Gordon Locksley (left) and George Shea in front of their Mount Curve mansion in Minneapolis. (1969 photo from the Minneapolis Star Tribune files)

When it comes to Andy Warhol, Minneapolis was way ahead of the pack thanks to savvy art mavens Gordon Locksley and George Shea, who staged the first Minnesota show of the artist's work in 1975. Besides inspiring a legendary bacchanal, the show introduced Warhol to a lot of high-profile Midwesterners whose portraits he later painted in his signature silkscreen-on-canvas style.

Fans of that glamorous moment will want to shake out their wallets for "Andy Warhol in Minneapolis," a week-long show and sale of about 70 paintings, silkscreen prints, drawings, photos and Polaroid snapshots by the Pop superstar. The art is all from the Andy Warhol Foundation for the Visual Arts, which is selling it to benefit the foundation's grant-making programs.

Christie's is really emphasizing the Minneapolis connections for the event, said Amelia Manderscheid, a Warhol expert at the New York auction house.

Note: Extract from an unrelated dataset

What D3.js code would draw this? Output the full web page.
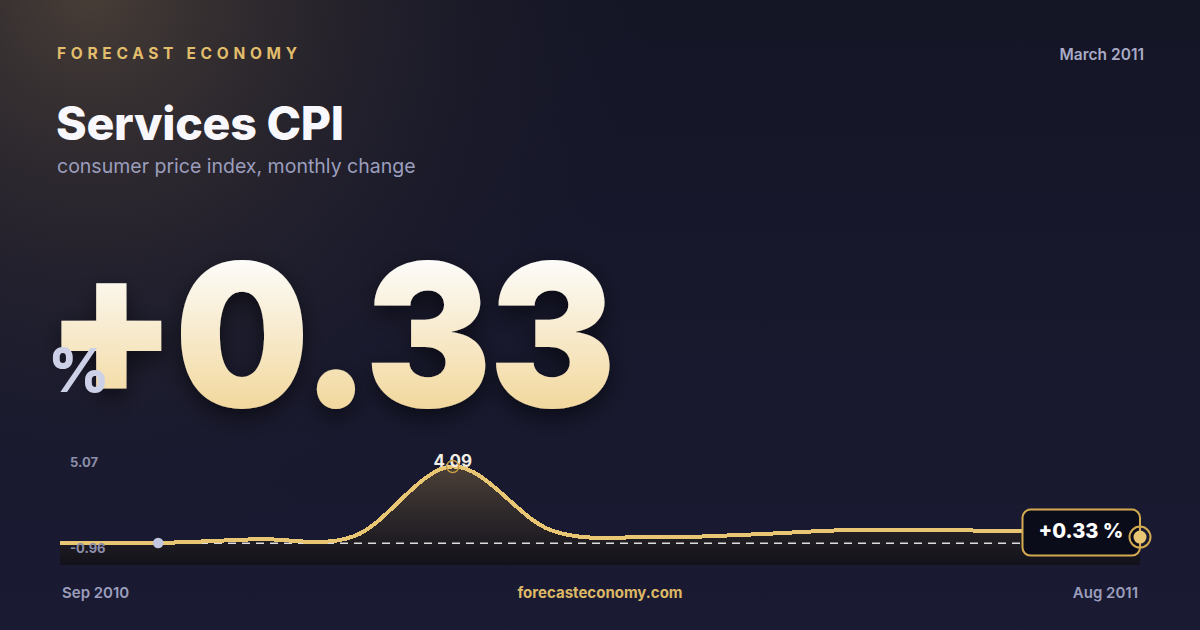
<!DOCTYPE html>
<html><head><meta charset="utf-8">
<script src="https://cdn.jsdelivr.net/npm/d3@7"></script>
<style>
html,body{margin:0;padding:0;background:#15162a;overflow:hidden;}
svg{display:block;font-family:Inter,"Noto Sans",sans-serif;}
</style>
</head><body>
<svg id="chart" width="1200" height="630"></svg>
<script>
// ---- data ----
const months = ["Sep 2010","Oct 2010","Nov 2010","Dec 2010","Jan 2011","Feb 2011","Mar 2011","Apr 2011","May 2011","Jun 2011","Jul 2011","Aug 2011"];
const values = [0.03, 0.02, 0.22, 0.39, 4.09, 0.70, 0.32, 0.46, 0.70, 0.70, 0.60, 0.33];
const yTickLabels = ["5.07", "-0.96"];
const xEndLabels = ["Sep 2010", "Aug 2011"];
const headlineSign = "+";
const headlineNumber = "0.33";
const headlineUnit = "%";
const brand = "FORECAST ECONOMY";
const dateLabel = "March 2011";
const title = "Services CPI";
const subtitle = "consumer price index, monthly change";
const site = "forecasteconomy.com";
const lastLabel = "+0.33 %";

// ---- setup ----
const svg = d3.select("#chart");
const W = 1200, H = 630;
const defs = svg.append("defs");

const bg = defs.append("linearGradient").attr("id","bg").attr("x1",0).attr("y1",0).attr("x2",0).attr("y2",1);
bg.append("stop").attr("offset","0%").attr("stop-color","#141525");
bg.append("stop").attr("offset","100%").attr("stop-color","#1a1b33");

const glow = defs.append("radialGradient").attr("id","glow").attr("gradientUnits","userSpaceOnUse")
  .attr("cx",90).attr("cy",-10).attr("r",560);
glow.append("stop").attr("offset","0%").attr("stop-color","#51453a").attr("stop-opacity",0.85);
glow.append("stop").attr("offset","45%").attr("stop-color","#3a3232").attr("stop-opacity",0.45);
glow.append("stop").attr("offset","100%").attr("stop-color","#1a1a2e").attr("stop-opacity",0);

const numGrad = defs.append("linearGradient").attr("id","numGrad").attr("gradientUnits","userSpaceOnUse")
  .attr("x1",0).attr("y1",260).attr("x2",0).attr("y2",408);
numGrad.append("stop").attr("offset","0%").attr("stop-color","#fdfcf9");
numGrad.append("stop").attr("offset","100%").attr("stop-color","#f2d89e");

const areaGrad = defs.append("linearGradient").attr("id","areaGrad").attr("gradientUnits","userSpaceOnUse")
  .attr("x1",0).attr("y1",448).attr("x2",0).attr("y2",565);
areaGrad.append("stop").attr("offset","0%").attr("stop-color","#5a4c3c").attr("stop-opacity",0.95);
areaGrad.append("stop").attr("offset","55%").attr("stop-color","#302a2b").attr("stop-opacity",0.95);
areaGrad.append("stop").attr("offset","100%").attr("stop-color","#121119").attr("stop-opacity",0.95);

const shadow = defs.append("filter").attr("id","shadow").attr("x","-20%").attr("y","-20%").attr("width","140%").attr("height","150%");
shadow.append("feDropShadow").attr("dx",0).attr("dy",8).attr("stdDeviation",12)
  .attr("flood-color","#000").attr("flood-opacity",0.55);

svg.append("rect").attr("width",W).attr("height",H).attr("fill","url(#bg)");
svg.append("rect").attr("width",W).attr("height",H).attr("fill","url(#glow)");

// ---- header ----
svg.append("text").attr("x",57).attr("y",59).text(brand)
  .attr("fill","#e2bd6b").attr("font-size",15.5).attr("font-weight",700).attr("letter-spacing",4.7);
svg.append("text").attr("x",1144).attr("y",60).attr("text-anchor","end").text(dateLabel)
  .attr("fill","#a9abc6").attr("font-size",15.5).attr("font-weight",600);
svg.append("text").attr("x",56).attr("y",140).text(title)
  .attr("fill","#f8f8fc").attr("font-size",46.5).attr("font-weight",800).attr("letter-spacing",-0.3);
svg.append("text").attr("x",57).attr("y",173).text(subtitle)
  .attr("fill","#9c9ebd").attr("font-size",19.5).attr("font-weight",400);

// ---- big number ----
const bigG = svg.append("g").attr("transform","translate(57,0) scale(0.95,1)");
const big = bigG.append("text").attr("x",-12).attr("y",407)
  .attr("fill","url(#numGrad)").attr("font-size",200).attr("font-weight",900)
  .attr("letter-spacing",-3).attr("filter","url(#shadow)");
big.append("tspan").attr("dy",-12).text(headlineSign);
big.append("tspan").attr("dy",12).text(headlineNumber);
svg.append("text").attr("x",48).attr("y",392).text(headlineUnit)
  .attr("fill","#cdd1e8").attr("font-size",60).attr("font-weight",800);

// ---- chart ----
const x = d3.scalePoint().domain(months).range([60,1140]);
const lo = d3.min(values), hi = d3.max(values), pad = (hi-lo)*0.24;
const y = d3.scaleLinear().domain([lo-pad, hi+pad]).range([561.3,448.1]);
const bottom = 565;

const area = d3.area().x((d,i)=>x(months[i])).y0(bottom).y1(d=>y(d)).curve(d3.curveCardinal);
const line = d3.line().x((d,i)=>x(months[i])).y(d=>y(d)).curve(d3.curveCardinal);

svg.append("path").datum(values).attr("d",area).attr("fill","url(#areaGrad)");

svg.append("line").attr("x1",x.range()[0]).attr("x2",x.range()[1]).attr("y1",y(0)).attr("y2",y(0))
  .attr("stroke","#ffffff").attr("stroke-opacity",0.85).attr("stroke-width",1.5).attr("stroke-dasharray","8,6");

svg.append("path").datum(values).attr("d",line).attr("fill","none")
  .attr("stroke","#e8c674").attr("stroke-width",4).attr("shape-rendering","crispEdges");

// y labels
svg.append("text").attr("x",70).attr("y",y(hi+pad)+18.5).text(yTickLabels[0])
  .attr("fill","#8c8eaa").attr("font-size",13).attr("font-weight",700);
svg.append("text").attr("x",70).attr("y",y(lo-pad)-8.5).text(yTickLabels[1])
  .attr("fill","#8c8eaa").attr("font-size",13).attr("font-weight",700);

// min marker
const iMin = d3.minIndex(values);
svg.append("circle").attr("cx",x(months[iMin])).attr("cy",y(values[iMin])).attr("r",5.3).attr("fill","#c3c6e0");

// max marker
const iMax = d3.maxIndex(values);
svg.append("text").attr("x",x(months[iMax])).attr("y",y(values[iMax])+1).attr("text-anchor","middle")
  .text(d3.format(".2f")(values[iMax])).attr("fill","#f1eee6").attr("font-size",17).attr("font-weight",700);
svg.append("circle").attr("cx",x(months[iMax])).attr("cy",y(values[iMax])).attr("r",6)
  .attr("fill","none").attr("stroke","#c9a049").attr("stroke-width",1.5);

// last value box
const iLast = values.length-1;
const lx = x(months[iLast]), ly = y(values[iLast]);
svg.append("rect").attr("x",lx-117.5).attr("y",ly-27.5).attr("width",117.5).attr("height",46).attr("rx",8)
  .attr("fill","#0b0c1a").attr("stroke","#d4aa50").attr("stroke-width",2);
svg.append("text").attr("x",lx-59).attr("y",ly+0.5).attr("text-anchor","middle").text(lastLabel)
  .attr("fill","#ffffff").attr("font-size",20).attr("font-weight",800);
svg.append("circle").attr("cx",lx).attr("cy",ly).attr("r",10.5).attr("fill","none")
  .attr("stroke","#d4aa50").attr("stroke-width",2);
svg.append("circle").attr("cx",lx).attr("cy",ly).attr("r",6.5).attr("fill","#e8c674");

// ---- footer ----
svg.append("text").attr("x",62).attr("y",598).text(xEndLabels[0])
  .attr("fill","#9c9ebd").attr("font-size",15).attr("font-weight",600);
svg.append("text").attr("x",1138).attr("y",598).attr("text-anchor","end").text(xEndLabels[1])
  .attr("fill","#9c9ebd").attr("font-size",15).attr("font-weight",600);
svg.append("text").attr("x",600).attr("y",598).attr("text-anchor","middle").text(site)
  .attr("fill","#ddb866").attr("font-size",15).attr("font-weight",700);
</script>
</body></html>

Prices range from $4,000 for a Polaroid photo of a toy airplane to $250,000 for a silkscreen portrait of publishing executive Gardner Cowles, whose family formerly owned the Star Tribune. Other local celebrity subjects include Fred Weisman, namesake of the University of Minnesota's Frederick R. Weisman Art Museum, his son Richard and former wife Marcia. Studies and/or drawings for Warhol's portraits of Locksley, Shea and Miles and Shirley Fiterman are also featured.

Other art includes drawings of a Fiestaware pig, a Polaroid snapshot of a toy frog, and a series of athletes including ice skater Dorothy Hamill. There will also be two sunset-themed silkscreens from a series Warhol did on commission for the Marquette Hotel, then a Minneapolis landmark.

In addition, Locksley and Shea are lending eight drawings and four paintings by Warhol that will not be for sale.

The event runs from March 16-23 at Aria, an event-space in the former Theatre de la Jeune Lune in the Minneapolis warehouse district at 105 N. 1st St. Open 10 a.m. - 6 p.m., free.